Serverless functions have strict limits on how long they are allowed to run for and how much memory they can use. On AWS, for example, your function cannot run for more than 15 minutes or use more than 10GB of RAM. This means you have to be able to break up your data processing flow into small enough “chunks” so that each chunk a) fits into memory and b) can run within that time limit.
While this problem can often be overcome by simply splitting your data up so it can be processed by multiple functions in parallel (something you should try to do anyway for performance reasons), it may not always be possible.
Cloud providers are gradually extending these limits however and we expect this will become less of an issue over time. Google recently launched their second generation Cloud Function platform, for example, and the table below shows how their limits have increased – indicative of how much potential they see in using serverless technology for longer running processing such as ETL.
|AWS Lambda||Azure Functions (Consumption Plan)*||Google Cloud Functions (Gen 1)||Google Cloud Functions (Gen 2)**|
|Execution Time (Minutes)||15||10||10||60|
* There are Azure Function plans with higher maximum execution times and memory limits but they have a very different charging model requiring upfront commitment – i.e. are not “pay as you go”.

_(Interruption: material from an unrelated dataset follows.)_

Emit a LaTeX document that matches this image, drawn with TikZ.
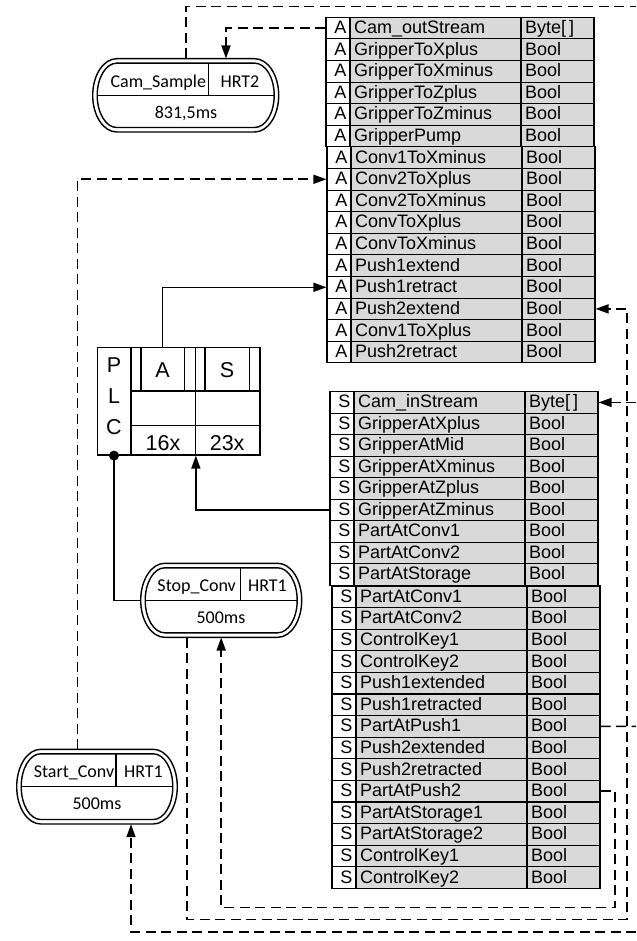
\documentclass[tikz,border=0pt]{standalone}
\usepackage{fontspec}
\setmainfont{Liberation Sans}
\newfontfamily\calfont{Carlito}
\usetikzlibrary{arrows.meta,calc}
\definecolor{cellgray}{RGB}{217,217,217}

% one row of a signal table: prefix, letter, left x, top y, row height, name, type
\newcommand\iorow[7]{%
  \node[tagcell,  minimum height=#5pt] (#1-t) at ({#3+12},{#4+#5/2}) {#2};
  \node[namecell, minimum height=#5pt] (#1-n) at ({#3+109.5},{#4+#5/2}) {#6};
  \node[typecell, minimum height=#5pt] (#1-y) at ({#3+231.5},{#4+#5/2}) {#7};
}

% double-lined task oval: left x, top y, width, height, x of the upper divider
\newcommand\taskoutline[5]{%
  \pgfmathsetmacro\ovxr{#1+#3}
  \pgfmathsetmacro\ovyb{#2+#4}
  \pgfmathsetmacro\ovyc{#2+#4/2}
  \pgfmathsetmacro\ovr{#4/2}
  \pgfmathsetmacro\ovri{#4/2-4.5}
  \draw[taskline] ({#1+24},{#2}) -- ({\ovxr-24},{#2})
    arc[start angle=90,end angle=-90,x radius=24pt,y radius=\ovr pt]
    -- ({#1+24},{\ovyb})
    arc[start angle=270,end angle=90,x radius=24pt,y radius=\ovr pt] -- cycle;
  \draw[taskline] ({#1+24},{#2+4.5}) -- ({\ovxr-24},{#2+4.5})
    arc[start angle=90,end angle=-90,x radius=19.5pt,y radius=\ovri pt]
    -- ({#1+24},{\ovyb-4.5})
    arc[start angle=270,end angle=90,x radius=19.5pt,y radius=\ovri pt] -- cycle;
  \draw[taskline] ({#1+4.5},{\ovyc}) -- ({\ovxr-4.5},{\ovyc});
  \draw[taskline] ({#5},{#2+4.5}) -- ({#5},{\ovyc});
}

\begin{document}
\begin{tikzpicture}[x=1pt, y=-1pt,
  every node/.style={inner sep=0pt},
  cell/.style={draw, line width=1.1pt, inner ysep=0pt, text height=14pt, text depth=3pt,
    font=\fontsize{18}{20}\selectfont},
  tagcell/.style={cell, fill=white, text width=17pt, inner xsep=3.5pt, align=right},
  namecell/.style={cell, fill=cellgray, text width=163pt, inner xsep=4pt, align=left},
  typecell/.style={cell, fill=cellgray, text width=65pt, inner xsep=4pt, align=left},
  taskline/.style={line width=1.4pt},
  tasktext/.style={anchor=base, font=\calfont\fontsize{18}{20}\selectfont},
  taskanchor/.style={rectangle, inner sep=0pt},
  plcbox/.style={draw, line width=1.2pt, rectangle, inner sep=0pt},
  plcline/.style={line width=1.2pt},
  plctext/.style={anchor=base, font=\fontsize{21.5}{24}\selectfont},
  wire/.style={line width=1.6pt},
  dashwire/.style={line width=1.6pt, dash pattern=on 10pt off 5.5pt},
  arrowend/.style={-{Triangle[length=13pt,width=9pt]}},
]
\fill[white] (0,0) rectangle (636,941);

% ---------- output table (A) ----------
\foreach \rk/\rn/\rt in {1/{Cam\_outStream}/{Byte[\,]}, 2/GripperToXplus/Bool,
    3/GripperToXminus/Bool, 4/GripperToZplus/Bool, 5/GripperToZminus/Bool,
    6/GripperPump/Bool}{
  \pgfmathsetmacro\rtop{17.3+(\rk-1)*21.6}
  \iorow{A\rk}{A}{326}{\rtop}{21.6}{\rn}{\rt}
}
\foreach \rk/\rn/\rt in {7/Conv1ToXminus/Bool, 8/Conv2ToXplus/Bool,
    9/Conv2ToXminus/Bool, 10/ConvToXplus/Bool, 11/ConvToXminus/Bool,
    12/Push1extend/Bool, 13/Push1retract/Bool, 14/Push2extend/Bool,
    15/Conv1ToXplus/Bool, 16/Push2retract/Bool}{
  \pgfmathsetmacro\rtop{146.9+(\rk-7)*21.6}
  \iorow{A\rk}{A}{327}{\rtop}{21.6}{\rn}{\rt}
}

% ---------- input table (S) ----------
\foreach \rk/\rn/\rt in {1/{Cam\_inStream}/{Byte[\,]}, 2/GripperAtXplus/Bool,
    3/GripperAtMid/Bool, 4/GripperAtXminus/Bool, 5/GripperAtZplus/Bool,
    6/GripperAtZminus/Bool, 7/PartAtConv1/Bool, 8/PartAtConv2/Bool,
    9/PartAtStorage/Bool}{
  \pgfmathsetmacro\rtop{391.7+(\rk-1)*21.5}
  \iorow{S\rk}{S}{330}{\rtop}{21.5}{\rn}{\rt}
}
\foreach \rk/\rn/\rt in {10/PartAtConv1/Bool, 11/PartAtConv2/Bool,
    12/ControlKey1/Bool, 13/ControlKey2/Bool, 14/Push1extended/Bool,
    15/Push1retracted/Bool, 16/PartAtPush1/Bool, 17/Push2extended/Bool,
    18/Push2retracted/Bool, 19/PartAtPush2/Bool, 20/PartAtStorage1/Bool,
    21/PartAtStorage2/Bool, 22/ControlKey1/Bool, 23/ControlKey2/Bool}{
  \pgfmathsetmacro\rtop{586+(\rk-10)*21.6}
  \iorow{S\rk}{S}{332}{\rtop}{21.6}{\rn}{\rt}
}

% ---------- PLC block ----------
\node[plcbox, minimum width=32.6pt, minimum height=107.3pt] (plc) at (114,401.35) {};
\node[plcbox, minimum width=128.3pt, minimum height=107.3pt] (plcR) at (195.85,401.35) {};
\draw[plcline] (plcR.north) -- (plcR.south);
\draw[plcline] (plcR.west |- 0,391) -- (plcR.east |- 0,391);
\draw[plcline] (plcR.west |- 0,425.7) -- (plcR.east |- 0,425.7);
\node[plcbox, minimum width=43.3pt, minimum height=43.3pt] (plcA) at (162.65,369.35) {};
\node[plcbox, minimum width=44.3pt, minimum height=43.3pt] (plcS) at (227.15,369.35) {};
\node[plctext] at (114,372) {P};
\node[plctext] at (114,403) {L};
\node[plctext] at (114,434.5) {C};
\node[plctext] at (plcA.center |- 0,377.5) {A};
\node[plctext] at (plcS.center |- 0,377.5) {S};
\node[plctext] at (163,450.5) {16x};
\node[plctext] at (227.15,450.5) {23x};

% ---------- tasks ----------
\node[taskanchor, minimum width=186pt, minimum height=73.3pt] (cams) at (185.7,95.35) {};
\taskoutline{92.7}{58.7}{186}{73.3}{208.3}
\node[tasktext] at (158.3,87.3) {Cam\_Sample};
\node[tasktext] at (240,87.3) {HRT2};
\node[tasktext] at (186,118.8) {831,5ms};

\node[taskanchor, minimum width=161pt, minimum height=74pt] (stopc) at (221.2,600.3) {};
\taskoutline{140.7}{563.3}{161}{74}{240.7}
\node[tasktext] at (196.7,591.7) {Stop\_Conv};
\node[tasktext] at (267.5,591.7) {HRT1};
\node[tasktext] at (221,623.3) {500ms};

\node[taskanchor, minimum width=160.6pt, minimum height=74.7pt] (startc) at (97,786.65) {};
\taskoutline{16.7}{749.3}{160.6}{74.7}{116}
\node[tasktext] at (74,777.5) {Start\_Conv};
\node[tasktext] at (143.5,777.5) {HRT1};
\node[tasktext] at (97,809.3) {500ms};

% ---------- solid wires ----------
\draw[wire, arrowend] (plcA.north) |- (A13-t.west);
\draw[wire, arrowend] (S6-t.west) -| (plcR.south);
\draw[wire] (plc.south) |- (stopc.west);
\fill (plc.south) circle (5pt);

% ---------- dashed wires ----------
\coordinate (outTop) at (636,6.7);
\coordinate (inBot) at (636,931.7);
\coordinate (inCam) at (636,402.45);
\coordinate (outP1) at (636,726.4);
\coordinate (busA) at (627,919.3);
\coordinate (busB) at (615,907.5);

\draw[dashwire] (cams.north) |- (outTop);
\draw[dashwire, arrowend] (A1-t.west) -| ([xshift=40.3pt]cams.north);
\draw[dashwire, arrowend] ([xshift=-19.7pt]startc.north) |- (A8-t.west);
\draw[dashwire, arrowend] (inBot) -| ([xshift=34pt]startc.south);
\draw[dashwire, arrowend] ([xshift=-34pt]stopc.south) |- (busA) |- (A14-y.east);
\draw[dashwire, arrowend] (S19-y.east) -| (busB) -| (stopc.south);
\draw[dashwire] (S16-y.east) -- (outP1);
\draw[dashwire, arrowend] (inCam) -- (S1-y.east);
\end{tikzpicture}
\end{document}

** Currently in public preview.
Serverless technologies have matured significantly in the last few years and while their adoption in organisations has mostly been confined to “short lived” transactional processes, we believe there is now a strong case to use them for ETL purposes.
They offer many opportunities for organisations to simplify and reduce latency in their data architectures, lower their ongoing development, maintenance and operations costs and speed up the delivery of data projects.